At home, the lever Washington is reaching for is ownership. The administration is in talks to take a stake in OpenAI, with xAI and others engaged in the same conversation. It’s the newest move in a run of government stakes that already includes nearly 10% of Intel. Bernie Sanders wants to go much further. The problem with all of it is that a part-owner naturally wants the value to go up. A government that owns a slice of OpenAI has handed itself a reason to protect OpenAI, to prop it up if it stumbles, and to go easy when it writes the rules. Imagine the conflict you would see if the referee owned one of the teams. Owning a piece of the company does not change its incentives, it adopts them. The one power a government holds that no shareholder does is to change the incentives for everyone at once, to make the safe choice the cheap one, and you cannot do that from a seat on the cap table.
Washington is buying a slice; Beijing is building the whole supply chain. China is drafting a plan to spend nearly $300B over five years, wiring its data centers into one state-run national computing grid by 2028, with a rule that at least 80% of the hardware — AI chips included — be homemade, quietly evicting NVIDIA and AMD from the Chinese market. It is the purest owners-not-renters move there is — a country refusing to rent compute it could be cut off from — and also the hardest: You can mandate domestic silicon. You cannot mandate a fab into existence. SMIC is stuck near seven nanometers and running flat out, China’s own chip bosses admit they trail the frontier by five to ten years, and when DeepSeek tried to train on homegrown Huawei parts, it crawled back to NVIDIA. The bottleneck was never the money. It’s the wafers.

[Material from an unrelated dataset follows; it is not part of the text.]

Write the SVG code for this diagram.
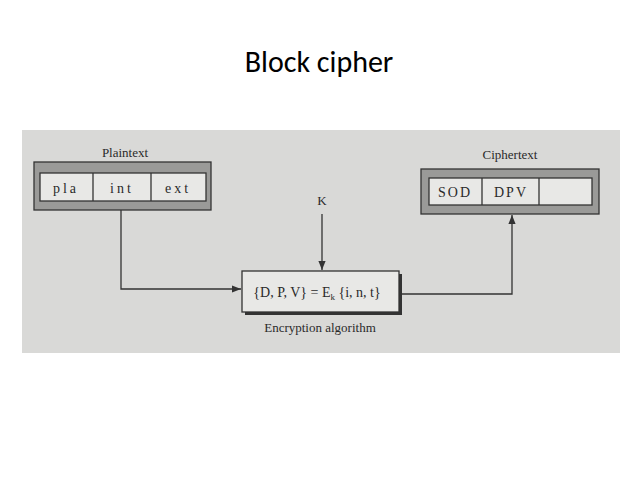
<svg xmlns="http://www.w3.org/2000/svg" width="638" height="479" viewBox="0 0 638 479">
<defs>
<style>
.t{font-family:"Liberation Serif",serif;fill:#2a2a2a}
.b{fill:#e8e8e6;stroke:#333;stroke-width:1.3}
.o{fill:#9a9a98;stroke:#333;stroke-width:1.3}
.c{fill:none;stroke:#333;stroke-width:1.3}
</style>
<marker id="a" viewBox="0 0 10 10" refX="10" refY="5" markerWidth="7" markerHeight="7" orient="auto"><path d="M0,1 L10,5 L0,9 z" fill="#333"/></marker>
</defs>
<rect width="638" height="479" fill="#fff"/>
<text x="319" y="72" text-anchor="middle" font-family="Carlito,'Liberation Sans',sans-serif" font-size="30" fill="#000">Block cipher</text>
<rect x="22" y="130" width="598" height="223" fill="#d9d9d7"/>
<g id="plaintext">
<text class="t" x="125" y="157" text-anchor="middle" font-size="13">Plaintext</text>
<rect class="o" x="34" y="162" width="177" height="48"/>
<rect class="b" x="40" y="173" width="166" height="28"/>
<line class="c" x1="93" y1="173" x2="93" y2="201"/>
<line class="c" x1="151" y1="173" x2="151" y2="201"/>
<text class="t" x="66" y="193" text-anchor="middle" font-size="14" letter-spacing="3">pla</text>
<text class="t" x="122" y="193" text-anchor="middle" font-size="14" letter-spacing="3">int</text>
<text class="t" x="178" y="193" text-anchor="middle" font-size="14" letter-spacing="3">ext</text>
</g>
<g id="ciphertext">
<text class="t" x="510" y="159" text-anchor="middle" font-size="13">Ciphertext</text>
<rect class="o" x="421" y="169" width="178" height="45"/>
<rect class="b" x="429" y="178" width="163" height="27"/>
<line class="c" x1="482" y1="178" x2="482" y2="205"/>
<line class="c" x1="539" y1="178" x2="539" y2="205"/>
<text class="t" x="455" y="197" text-anchor="middle" font-size="14" letter-spacing="2">SOD</text>
<text class="t" x="511" y="197" text-anchor="middle" font-size="14" letter-spacing="2">DPV</text>
</g>
<g id="key"><text class="t" x="322" y="205" text-anchor="middle" font-size="13">K</text></g>
<g id="encryption">
<rect x="245" y="274" width="157" height="41" fill="#333"/>
<rect class="b" x="242" y="271" width="157" height="41"/>
<text class="t" x="317" y="297" text-anchor="middle" font-size="14">{D, P, V} = E<tspan font-size="9" dy="3">k</tspan><tspan dy="-3"> {i, n, t}</tspan></text>
<text class="t" x="320" y="332" text-anchor="middle" font-size="13">Encryption algorithm</text>
</g>
<g id="connectors">
<polyline class="c" points="121,210 121,289 241,289" marker-end="url(#a)"/>
<line class="c" x1="322" y1="214" x2="322" y2="270" marker-end="url(#a)"/>
<polyline class="c" points="399,294 512,294 512,215" marker-end="url(#a)"/>
</g>
</svg>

The one government changing the incentives instead of buying a stake or building its own stack, is in Brussels. The EU’s new tech sovereignty package lets a public agency demand, in plain terms, where your data physically sits, whether a foreign government can reach it, who owns the company, even the nationality of the people running the servers. Both Washington’s shutdown order and Brussels’ strictest demands come down to who is allowed to hold the keys, which tells you the real fight was never open against closed. It’s who holds the keys — and whether you get to watch them turn.

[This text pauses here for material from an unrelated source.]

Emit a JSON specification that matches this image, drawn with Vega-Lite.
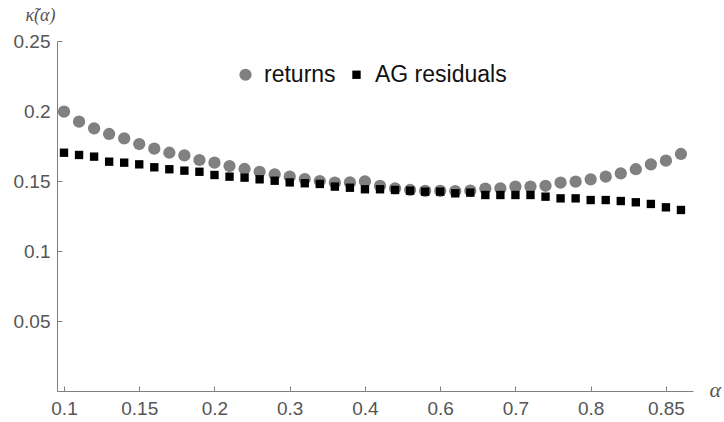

Three from elsewhere, none about who owns what:
DeepMind’s AlphaProof Nexus cracked nine math problems that had stumped everyone for decades, two of them open more than 50 years, each proof checked line by line in Lean, a verifier that will not pass a step it cannot follow, so the machine could not bluff. Benchmarks grade answers; Lean grades steps.
Your old phone is still a computer, and Apple will now sell you one as a laptop: the MacBook Neo is a $599 Mac built around the A18 Pro, the chip out of the iPhone 16. Google Research and UC San Diego are wiring 2,000 retired Pixel phones into a cluster to cut campus carbon. Your junk drawer is a tiny stranded data center.
And, heaviest, GigaAI just sent 100 of its SeeLight S1 humanoids into real homes in Wuhan to chop vegetables and fold laundry, the first big home trial of a robot that does more than one thing. Everything above this line was software: You can copy it, switch it off, or smuggle it out on a laptop and watch it surface in Beijing by Monday. The next fight is about machines with hands, and you cannot squeeze one of those onto an 8GB card.